"Meantime" in One Shot

Mike Leigh's game-changing dramedy encapsulated in one shot.
Saffron Maeve

One Shot is a series that seeks to find an essence of cinema history in one single image of a movie. 

Seconds earlier, she was wistfully glancing out of the window at a string of neighboring flats. Seconds before that, she was teetering into her cramped East End home in full dress after an uncomfortable outing to her sister’s in Chigwell. Now she’s pouring four cups of tea for her husband, two sons, and herself. And soon it will be revealed that everything in the flat is secretly broken.  Thatcherism is in full swing. 

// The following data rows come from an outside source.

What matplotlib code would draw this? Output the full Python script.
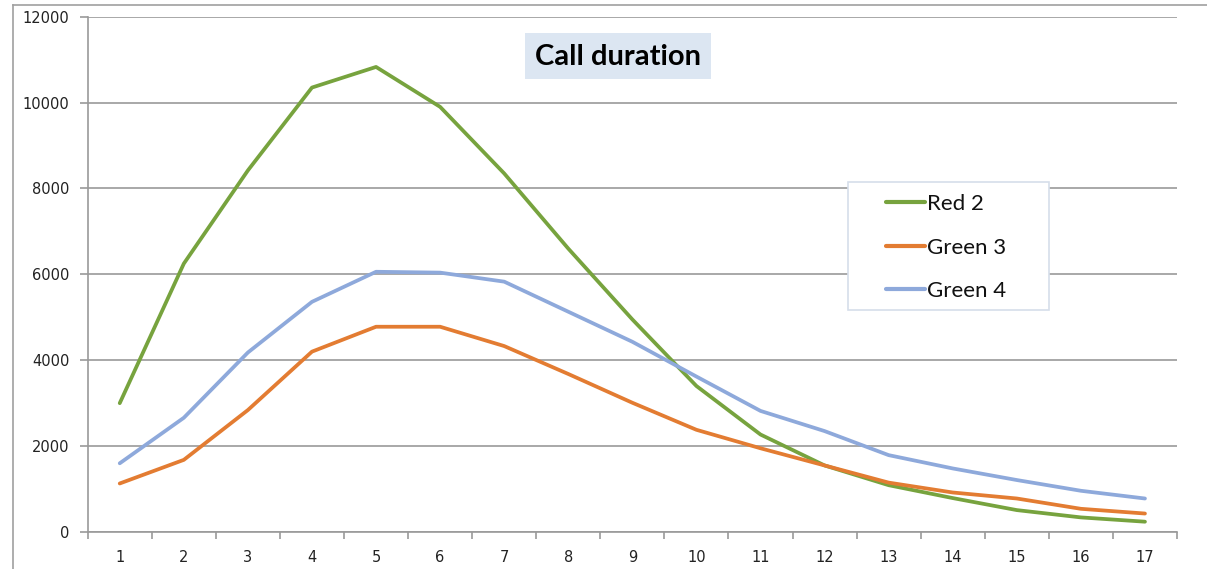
import matplotlib
matplotlib.use("Agg")
import matplotlib.pyplot as plt
from matplotlib.patches import Rectangle
from matplotlib.lines import Line2D
from matplotlib.ticker import FixedLocator, NullFormatter

categories = [str(i) for i in range(1, 18)]
red2 = [3000, 6250, 8420, 10350, 10830, 9900, 8350, 6600, 4950, 3400, 2270, 1550, 1090, 790, 510, 340, 240]
green3 = [1130, 1680, 2840, 4200, 4780, 4780, 4330, 3680, 3010, 2380, 1950, 1550, 1150, 920, 780, 540, 430]
green4 = [1600, 2660, 4180, 5360, 6060, 6040, 5830, 5130, 4430, 3620, 2820, 2350, 1790, 1480, 1210, 960, 780]
series_names = ["Red 2", "Green 3", "Green 4"]
colors = ["#77A33E", "#E37C32", "#8EA9DB"]
y_ticks = [0, 2000, 4000, 6000, 8000, 10000, 12000]

W, H = 1207, 569
fig = plt.figure(figsize=(W / 100, H / 100), dpi=100)
fig.patch.set_facecolor("white")

left, right, bottom, top = 87.7, 1177, 532, 16.7
ax = fig.add_axes([left / W, 1 - bottom / H, (right - left) / W, (bottom - top) / H])

x = list(range(len(categories)))
for vals, name, c in zip([red2, green3, green4], series_names, colors):
    ax.plot(x, vals, color=c, lw=2.7, label=name, solid_capstyle="round", solid_joinstyle="round", zorder=3)

ax.set_xlim(-0.5, len(categories) - 0.5)
ax.set_ylim(0, 12000)

ax.set_yticks(y_ticks)
ax.set_yticklabels([str(v) for v in y_ticks])
ax.yaxis.grid(True, color="#9A9A9A", lw=1.2)
ax.set_axisbelow(True)

# category boundaries as major ticks, labels on minor ticks at centres
ax.xaxis.set_major_locator(FixedLocator([i - 0.5 for i in range(len(categories) + 1)]))
ax.xaxis.set_major_formatter(NullFormatter())
ax.xaxis.set_minor_locator(FixedLocator(x))
ax.set_xticklabels(categories, minor=True)
ax.tick_params(axis="x", which="major", length=5, width=1.2, color="#9A9A9A")
ax.tick_params(axis="x", which="minor", length=0, pad=13, labelsize=10.5, labelcolor="#222222")
ax.tick_params(axis="y", length=6, width=1.2, color="#9A9A9A", pad=7, labelsize=10.5, labelcolor="#222222")

for s in ["top", "right"]:
    ax.spines[s].set_visible(False)
for s in ["left", "bottom"]:
    ax.spines[s].set_color("#9A9A9A")
    ax.spines[s].set_linewidth(1.2)

# outer chart border (left and top edges visible)
fig.add_artist(Line2D([13 / W, 13 / W], [0, 1 - 5 / H], transform=fig.transFigure, color="#A0A0A0", lw=1.2))
fig.add_artist(Line2D([13 / W, 1], [1 - 5 / H, 1 - 5 / H], transform=fig.transFigure, color="#A0A0A0", lw=1.2))

# title with shaded box
tx0, tx1, ty0, ty1 = 525, 711, 33, 79
fig.add_artist(Rectangle((tx0 / W, 1 - ty1 / H), (tx1 - tx0) / W, (ty1 - ty0) / H,
                         transform=fig.transFigure, facecolor="#DCE6F2", edgecolor="none", zorder=5))
fig.text((tx0 + tx1) / 2 / W, 1 - 57 / H, "Call duration", ha="center", va="center",
         fontsize=21, fontweight="bold", family="Lato", color="black", zorder=6)

# legend box
lx0, lx1, ly0, ly1 = 848, 1049, 182, 310
fig.add_artist(Rectangle((lx0 / W, 1 - ly1 / H), (lx1 - lx0) / W, (ly1 - ly0) / H,
                         transform=fig.transFigure, facecolor="white", edgecolor="#D6DEEA", lw=1.2, zorder=5))
leg = fig.legend(loc="upper left", bbox_to_anchor=(886 / W, 1 - 194 / H), frameon=False,
                 prop={"family": "Lato", "size": 16}, handlelength=1.75, handletextpad=0.1,
                 labelspacing=1.06, borderpad=0, borderaxespad=0)
leg.set_zorder(6)
for t in leg.get_texts():
    t.set_color("#111111")
for l in leg.get_lines():
    l.set_linewidth(3)

fig.savefig("out.png", dpi=100)
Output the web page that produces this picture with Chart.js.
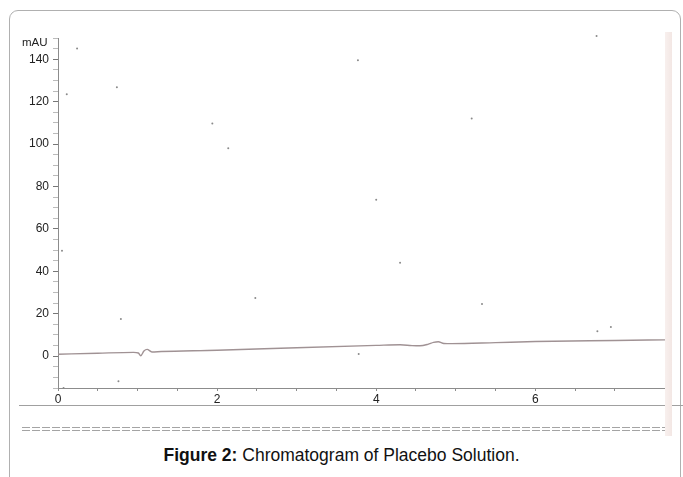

Meantime was Mike Leigh’s first foray into film after a decade of cutting his teeth in television. His career roots manifest themselves as a piano-sax theme akin to soaps and a generally unlikeable host of aimless characters. The film is a deliberate blend of both mediums, but the sense of disconnect between the two is well spent here. The camera pans across the kitchen slowly, revealing half-empty condiment bottles beside biscuits and pots. It lingers, as it so often does in Leigh’s oeuvre, on a cramped space that feels vacant. The shot itself is generous: politically, viewers can gauge the inescapable malaise fostered by bad premiership and recession. The composition is split between Mavis’ (Pam Ferris) hand in the foreground, an embodiment of emotional labor revealed only through the simple act of pouring tea, and the men, all of whom are reclined a few feet away, deadpan, their bodies stretched to all ends of the couches as laughter and applause emanate from the TV set. Her hand is steady and the only indication of movement is the smoke frozen between her husband’s (Jeffrey Robert) lips. It’s an image of work versus leisure where everyone is a victim of circumstance and some are just better at hiding it than others. As she pours, her body out of frame, Mavis can see her family through a glass pane. It might as well be another window.